>> begin

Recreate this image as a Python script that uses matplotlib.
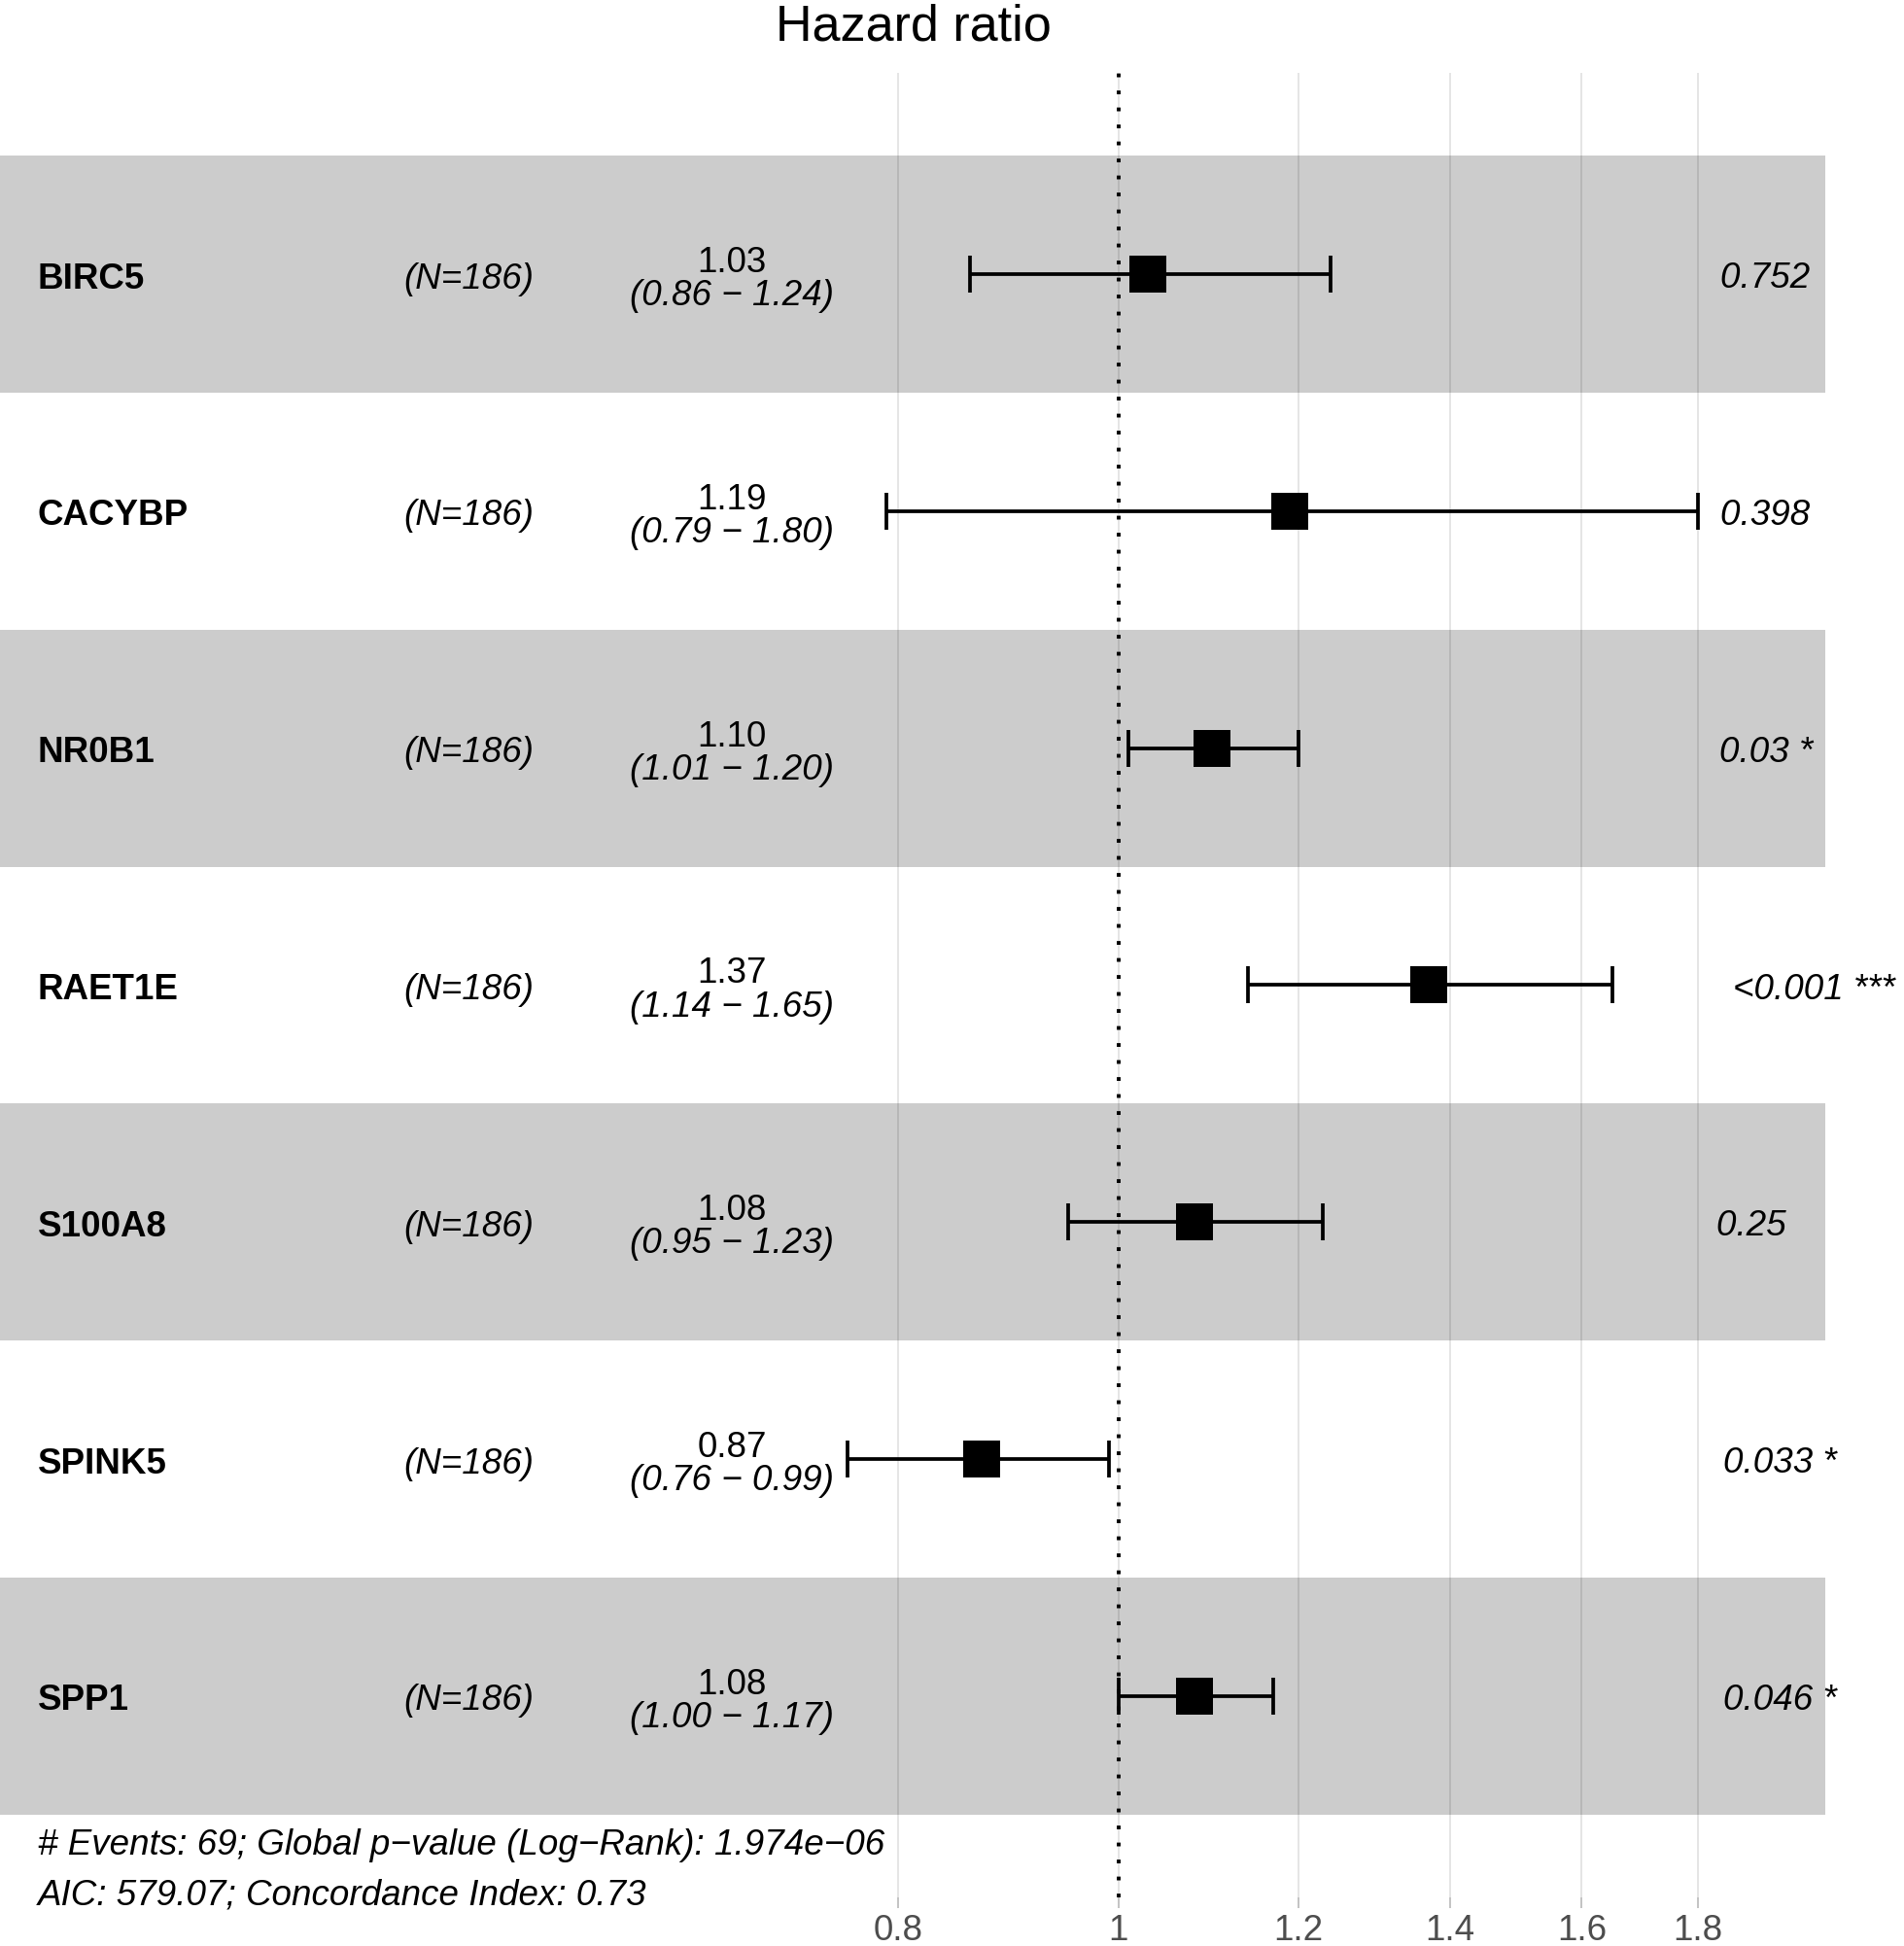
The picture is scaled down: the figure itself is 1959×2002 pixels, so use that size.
import numpy as np
import matplotlib.pyplot as plt
import matplotlib.transforms as mtransforms
from matplotlib.ticker import NullLocator, FixedLocator, FixedFormatter

plt.rcParams['font.family'] = ['Liberation Sans', 'DejaVu Sans']

# Cox model results, one row per gene (top to bottom)
genes = ["BIRC5", "CACYBP", "NR0B1", "RAET1E", "S100A8", "SPINK5", "SPP1"]
n_obs = [186, 186, 186, 186, 186, 186, 186]
hr = [1.03, 1.19, 1.10, 1.37, 1.08, 0.87, 1.08]
ci_low = [0.86, 0.79, 1.01, 1.14, 0.95, 0.76, 1.00]
ci_high = [1.24, 1.80, 1.20, 1.65, 1.23, 0.99, 1.17]
p_text = ["0.752", "0.398", "0.03", "<0.001", "0.25", "0.033", "0.046"]
p_stars = ["", "", "*", "***", "", "*", "*"]

# model summary for the footer
n_events = 69
global_p = "1.974e\u221206"
aic = 579.07
c_index = 0.73

x_breaks = [0.8, 1, 1.2, 1.4, 1.6, 1.8]
x_break_labels = ["0.8", "1", "1.2", "1.4", "1.6", "1.8"]

MINUS = "\u2212"
FS = 26.5

hr = np.array(hr)
ci_low = np.array(ci_low)
ci_high = np.array(ci_high)
rows = np.arange(1, len(genes) + 1)

# x range in log space, same recipe as survminer's ggforest
rangeb = np.array([np.log(ci_low.min()), np.log(ci_high.max())])
span = rangeb[1] - rangeb[0]
rangeplot = np.array([rangeb[0] - span, rangeb[1] + 0.15 * span])
width = rangeplot[1] - rangeplot[0]
x_var = np.exp(rangeplot[0] + 0.02 * width)
x_n = np.exp(rangeplot[0] + 0.22 * width)
x_ci = np.exp(rangeplot[0] + 0.40 * width)
x_p = np.exp(rangeb[1])

W, H = 1959, 2002
fig = plt.figure(figsize=(W / 100, H / 100), dpi=100)
top_px, bot_px = 75, 1952
ax = fig.add_axes([-2 / W, 1 - bot_px / H, 1880 / W, (bot_px - top_px) / H])

ax.set_xscale('log')
ax.set_xlim(np.exp(rangeplot))
ax.set_ylim(len(genes) + 0.5 + 0.35, 0.5 - 0.35)

ax.xaxis.set_major_locator(FixedLocator(x_breaks))
ax.xaxis.set_major_formatter(FixedFormatter(x_break_labels))
ax.xaxis.set_minor_locator(NullLocator())
ax.set_yticks([])
for s in ax.spines.values():
    s.set_visible(False)
ax.set_axisbelow(True)
ax.grid(axis='x', color='#dedede', lw=1.1)
ax.tick_params(axis='x', length=7.9, width=1.1, color='#b3b3b3',
               labelsize=FS, labelcolor='#4d4d4d', pad=4)

# alternating bands
for r in rows:
    if r % 2 == 1:
        ax.axhspan(r - 0.5, r + 0.5, color='black', alpha=0.2, lw=0, zorder=1)

ax.axvline(1, color='black', lw=2.8, linestyle=(0, (1, 3.5)), zorder=2)

ax.errorbar(hr, rows, xerr=[hr - ci_low, ci_high - hr], fmt='none',
            ecolor='black', elinewidth=2.7, capsize=13.7, capthick=2.7, zorder=3)
ax.plot(hr, rows, 's', ms=28, color='black', mew=0, zorder=4)


def shifted(dx=0, dy=0):
    return mtransforms.offset_copy(ax.transData, fig=fig, x=dx + 3, y=dy, units='dots')


p_labels = []
for i, r in enumerate(rows):
    ax.text(x_var, r, genes[i], fontsize=FS, fontweight='bold', ha='left',
            va='baseline', transform=shifted(dy=-14.5), clip_on=False)
    ax.text(x_n, r, f"(N={n_obs[i]})", fontsize=FS, style='italic', ha='left',
            va='baseline', transform=shifted(dx=1, dy=-14.5), clip_on=False)
    ax.text(x_ci, r, f"{hr[i]:.2f}", fontsize=FS, ha='center',
            va='baseline', transform=shifted(dy=2), clip_on=False)
    ax.text(x_ci, r, f"({ci_low[i]:.2f} {MINUS} {ci_high[i]:.2f})", fontsize=FS,
            style='italic', ha='center', va='baseline',
            transform=shifted(dy=-32), clip_on=False)
    t = ax.text(x_p, r, f"{p_text[i]} {p_stars[i]}", fontsize=FS, style='italic',
                ha='left', va='baseline', transform=shifted(dy=-14), clip_on=False)
    p_labels.append(t)

# footer with model summary
y_foot = len(genes) + 0.5
ax.text(x_var, y_foot,
        f"# Events: {n_events}; Global p{MINUS}value (Log{MINUS}Rank): {global_p}",
        fontsize=FS, style='italic', ha='left', va='baseline',
        transform=shifted(dy=-41), clip_on=False)
ax.text(x_var, y_foot, f"AIC: {aic:.2f}; Concordance Index: {c_index:.2f}",
        fontsize=FS, style='italic', ha='left', va='baseline',
        transform=shifted(dy=-93), clip_on=False)

fig.text(940 / W, 1 - 41.7 / H, "Hazard ratio", fontsize=37.5,
         ha='center', va='baseline')

# ggplot hjust = -0.2 for the p-value column
fig.canvas.draw()
renderer = fig.canvas.get_renderer()
for t in p_labels:
    w = t.get_window_extent(renderer).width
    t.set_transform(shifted(dx=0.2 * w, dy=-14))

fig.savefig("out.png", dpi=100)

>> end

- [To be done]: Gather each line of the listing containing the word "matplotlib" and show it.

- [Task output]:
Recreate this image as a Python script that uses matplotlib.
import matplotlib.pyplot as plt
import matplotlib.transforms as mtransforms
from matplotlib.ticker import NullLocator, FixedLocator, FixedFormatter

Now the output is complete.